Supplied records →

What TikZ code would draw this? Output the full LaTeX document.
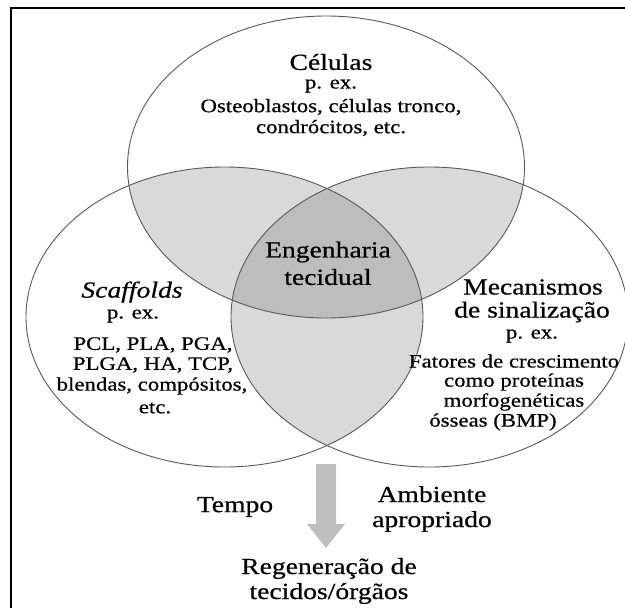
\documentclass[tikz,border=0pt]{standalone}
\usepackage{fontspec}
\setmainfont{Liberation Serif}[FakeStretch=1.2,FakeBold=0.6]
\begin{document}
\begin{tikzpicture}[x=1pt,y=-1pt,
  venn/.style={draw=black!65,line width=0.9pt},
  small/.style={font=\fontsize{19}{21}\selectfont,inner sep=0pt,align=center},
  big/.style={font=\fontsize{23}{25}\selectfont,inner sep=0pt,align=center},
  light/.style={fill=black!15},
  dark/.style={fill=black!26}]
\useasboundingbox (0,0) rectangle (625,608);
\fill[white] (0,0) rectangle (625,608);
% frame (top and left edges)
\draw[line width=1.5pt] (11,608) -- (11,8) -- (625,8);
% Venn fills
\begin{scope}
  \clip (326,167) ellipse [x radius=198.5, y radius=151];
  \fill[light] (224.5,317) ellipse [x radius=198.5, y radius=150];
  \fill[light] (429.5,317) ellipse [x radius=198.5, y radius=150];
\end{scope}
\begin{scope}
  \clip (224.5,317) ellipse [x radius=198.5, y radius=150];
  \fill[light] (429.5,317) ellipse [x radius=198.5, y radius=150];
\end{scope}
\begin{scope}
  \clip (326,167) ellipse [x radius=198.5, y radius=151];
  \clip (224.5,317) ellipse [x radius=198.5, y radius=150];
  \fill[dark] (429.5,317) ellipse [x radius=198.5, y radius=150];
\end{scope}
% Venn outlines
\draw[venn] (326,167) ellipse [x radius=198.5, y radius=151];
\draw[venn] (224.5,317) ellipse [x radius=198.5, y radius=150];
\draw[venn] (429.5,317) ellipse [x radius=198.5, y radius=150];
% top set
\node[big]   (cel)  at (331,62)  {Células};
\node[small] (cpex) at (331,86)  {p. ex.};
\node[small] (cl1)  at (331,107) {Osteoblastos, células tronco,};
\node[small] (cl2)  at (331,128) {condrócitos, etc.};
% centre
\node[big] (eng1) at (328,252) {Engenharia};
\node[big] (eng2) at (328,277) {tecidual};
% left set
\node[big]   (sca)  at (132,292) {\itshape Scaffolds};
\node[small] (spex) at (133,316) {p. ex.};
\node[small] (sl1)  at (153,345) {PCL, PLA, PGA,};
\node[small] (sl2)  at (153,365) {PLGA, HA, TCP,};
\node[small] (sl3)  at (152,386) {blendas, compósitos,};
\node[small] (sl4)  at (155,408) {etc.};
% right set
\node[big]   (mec1) at (533,287) {Mecanismos};
\node[big]   (mec2) at (532,312) {de sinalização};
\node[small] (mpex) at (532,336) {p. ex.};
\node[small] (ml1)  at (514,361) {Fatores de crescimento};
\node[small] (ml2)  at (514,382) {como proteínas};
\node[small] (ml3)  at (514,402) {morfogenéticas};
\node[small] (ml4)  at (493,422) {ósseas (BMP)};
% arrow
\fill[black!25] (316,464) -- (336,464) -- (336,524) -- (345,524) -- (326,548)
  -- (307,524) -- (316,524) -- cycle;
\node[big] (tempo) at (235,507) {Tempo};
\node[big] (amb)   at (432,509) {Ambiente\\apropriado};
\node[big] (reg)   at (329,581) {Regeneração de\\tecidos/órgãos};
\end{tikzpicture}
\end{document}
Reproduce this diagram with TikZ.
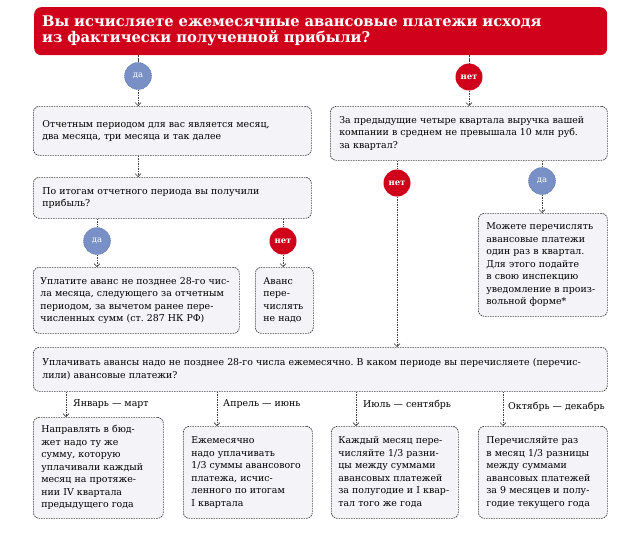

Problem → A faithful copy of the records above is needed, with the pictures left out.

Result for this task →
What TikZ code would draw this? Output the full LaTeX document.
\documentclass[tikz,border=0pt]{standalone}
\usepackage{fontspec}
\setmainfont{Liberation Serif}[FakeStretch=1.2,FakeBold=0.6]
\begin{document}
\begin{tikzpicture}[x=1pt,y=-1pt,
  venn/.style={draw=black!65,line width=0.9pt},
  small/.style={font=\fontsize{19}{21}\selectfont,inner sep=0pt,align=center},
  big/.style={font=\fontsize{23}{25}\selectfont,inner sep=0pt,align=center},
  light/.style={fill=black!15},
  dark/.style={fill=black!26}]
\useasboundingbox (0,0) rectangle (625,608);
\fill[white] (0,0) rectangle (625,608);
% frame (top and left edges)
\draw[line width=1.5pt] (11,608) -- (11,8) -- (625,8);
% Venn fills
\begin{scope}
  \clip (326,167) ellipse [x radius=198.5, y radius=151];
  \fill[light] (224.5,317) ellipse [x radius=198.5, y radius=150];
  \fill[light] (429.5,317) ellipse [x radius=198.5, y radius=150];
\end{scope}
\begin{scope}
  \clip (224.5,317) ellipse [x radius=198.5, y radius=150];
  \fill[light] (429.5,317) ellipse [x radius=198.5, y radius=150];
\end{scope}
\begin{scope}
  \clip (326,167) ellipse [x radius=198.5, y radius=151];
  \clip (224.5,317) ellipse [x radius=198.5, y radius=150];
  \fill[dark] (429.5,317) ellipse [x radius=198.5, y radius=150];
\end{scope}
% Venn outlines
\draw[venn] (326,167) ellipse [x radius=198.5, y radius=151];
\draw[venn] (224.5,317) ellipse [x radius=198.5, y radius=150];
\draw[venn] (429.5,317) ellipse [x radius=198.5, y radius=150];
% top set
\node[big]   (cel)  at (331,62)  {Células};
\node[small] (cpex) at (331,86)  {p. ex.};
\node[small] (cl1)  at (331,107) {Osteoblastos, células tronco,};
\node[small] (cl2)  at (331,128) {condrócitos, etc.};
% centre
\node[big] (eng1) at (328,252) {Engenharia};
\node[big] (eng2) at (328,277) {tecidual};
% left set
\node[big]   (sca)  at (132,292) {\itshape Scaffolds};
\node[small] (spex) at (133,316) {p. ex.};
\node[small] (sl1)  at (153,345) {PCL, PLA, PGA,};
\node[small] (sl2)  at (153,365) {PLGA, HA, TCP,};
\node[small] (sl3)  at (152,386) {blendas, compósitos,};
\node[small] (sl4)  at (155,408) {etc.};
% right set
\node[big]   (mec1) at (533,287) {Mecanismos};
\node[big]   (mec2) at (532,312) {de sinalização};
\node[small] (mpex) at (532,336) {p. ex.};
\node[small] (ml1)  at (514,361) {Fatores de crescimento};
\node[small] (ml2)  at (514,382) {como proteínas};
\node[small] (ml3)  at (514,402) {morfogenéticas};
\node[small] (ml4)  at (493,422) {ósseas (BMP)};
% arrow
\fill[black!25] (316,464) -- (336,464) -- (336,524) -- (345,524) -- (326,548)
  -- (307,524) -- (316,524) -- cycle;
\node[big] (tempo) at (235,507) {Tempo};
\node[big] (amb)   at (432,509) {Ambiente\\apropriado};
\node[big] (reg)   at (329,581) {Regeneração de\\tecidos/órgãos};
\end{tikzpicture}
\end{document}
Reproduce this diagram with TikZ.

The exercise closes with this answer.